*** COLLECTED DATA

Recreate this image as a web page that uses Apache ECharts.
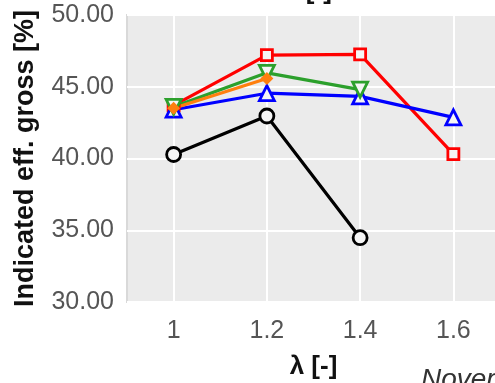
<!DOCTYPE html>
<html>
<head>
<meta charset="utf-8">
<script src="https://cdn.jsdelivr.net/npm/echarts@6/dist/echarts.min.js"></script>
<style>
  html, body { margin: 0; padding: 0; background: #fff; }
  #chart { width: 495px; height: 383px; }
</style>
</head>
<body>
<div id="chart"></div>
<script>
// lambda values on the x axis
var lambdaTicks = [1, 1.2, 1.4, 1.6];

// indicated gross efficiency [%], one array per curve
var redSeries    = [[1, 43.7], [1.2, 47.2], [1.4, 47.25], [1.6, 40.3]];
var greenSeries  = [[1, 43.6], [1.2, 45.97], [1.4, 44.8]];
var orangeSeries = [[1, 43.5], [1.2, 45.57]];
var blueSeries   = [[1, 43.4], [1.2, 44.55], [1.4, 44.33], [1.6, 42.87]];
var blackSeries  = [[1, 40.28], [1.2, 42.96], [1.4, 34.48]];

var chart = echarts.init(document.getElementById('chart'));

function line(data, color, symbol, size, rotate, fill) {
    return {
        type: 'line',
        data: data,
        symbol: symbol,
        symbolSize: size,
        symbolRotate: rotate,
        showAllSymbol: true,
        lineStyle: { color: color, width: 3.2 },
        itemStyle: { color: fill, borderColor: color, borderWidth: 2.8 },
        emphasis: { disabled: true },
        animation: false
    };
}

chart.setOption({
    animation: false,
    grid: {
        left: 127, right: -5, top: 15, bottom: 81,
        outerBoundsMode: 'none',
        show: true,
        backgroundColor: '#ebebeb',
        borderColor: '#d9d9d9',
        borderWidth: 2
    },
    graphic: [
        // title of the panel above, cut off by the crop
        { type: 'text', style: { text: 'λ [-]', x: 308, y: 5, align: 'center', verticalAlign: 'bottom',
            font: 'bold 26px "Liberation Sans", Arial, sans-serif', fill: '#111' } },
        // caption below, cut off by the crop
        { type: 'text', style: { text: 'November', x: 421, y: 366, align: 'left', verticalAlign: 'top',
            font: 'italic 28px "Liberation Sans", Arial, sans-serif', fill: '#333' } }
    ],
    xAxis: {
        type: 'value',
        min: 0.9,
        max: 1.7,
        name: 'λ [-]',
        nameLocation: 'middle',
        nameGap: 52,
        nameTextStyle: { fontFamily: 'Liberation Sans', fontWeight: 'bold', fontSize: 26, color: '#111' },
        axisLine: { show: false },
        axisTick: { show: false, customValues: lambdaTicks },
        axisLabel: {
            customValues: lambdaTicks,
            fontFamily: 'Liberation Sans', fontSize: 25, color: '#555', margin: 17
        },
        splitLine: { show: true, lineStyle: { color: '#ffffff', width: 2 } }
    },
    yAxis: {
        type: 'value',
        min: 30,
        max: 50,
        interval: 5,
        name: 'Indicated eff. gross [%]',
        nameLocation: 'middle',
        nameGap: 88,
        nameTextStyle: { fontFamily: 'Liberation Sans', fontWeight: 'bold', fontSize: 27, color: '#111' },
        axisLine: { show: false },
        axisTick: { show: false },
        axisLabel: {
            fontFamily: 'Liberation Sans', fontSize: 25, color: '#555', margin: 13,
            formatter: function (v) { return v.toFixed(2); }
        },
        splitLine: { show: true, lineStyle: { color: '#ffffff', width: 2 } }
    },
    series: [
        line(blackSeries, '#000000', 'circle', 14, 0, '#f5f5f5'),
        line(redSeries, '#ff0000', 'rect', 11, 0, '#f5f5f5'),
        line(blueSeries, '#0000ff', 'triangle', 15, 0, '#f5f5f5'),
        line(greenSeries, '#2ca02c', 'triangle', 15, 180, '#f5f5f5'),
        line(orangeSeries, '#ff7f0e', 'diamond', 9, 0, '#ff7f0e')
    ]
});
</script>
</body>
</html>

******

GIVEN EXERCISE - Pictures are excluded; extract exactly the lines from the start of the data through the line that holds "var lambdaTicks = [1, 1.2, 1.4, 1.6];", both ends included.

RESULT OF THE TASK -
Recreate this image as a web page that uses Apache ECharts.
<!DOCTYPE html>
<html>
<head>
<meta charset="utf-8">
<script src="https://cdn.jsdelivr.net/npm/echarts@6/dist/echarts.min.js"></script>
<style>
  html, body { margin: 0; padding: 0; background: #fff; }
  #chart { width: 495px; height: 383px; }
</style>
</head>
<body>
<div id="chart"></div>
<script>
// lambda values on the x axis
var lambdaTicks = [1, 1.2, 1.4, 1.6];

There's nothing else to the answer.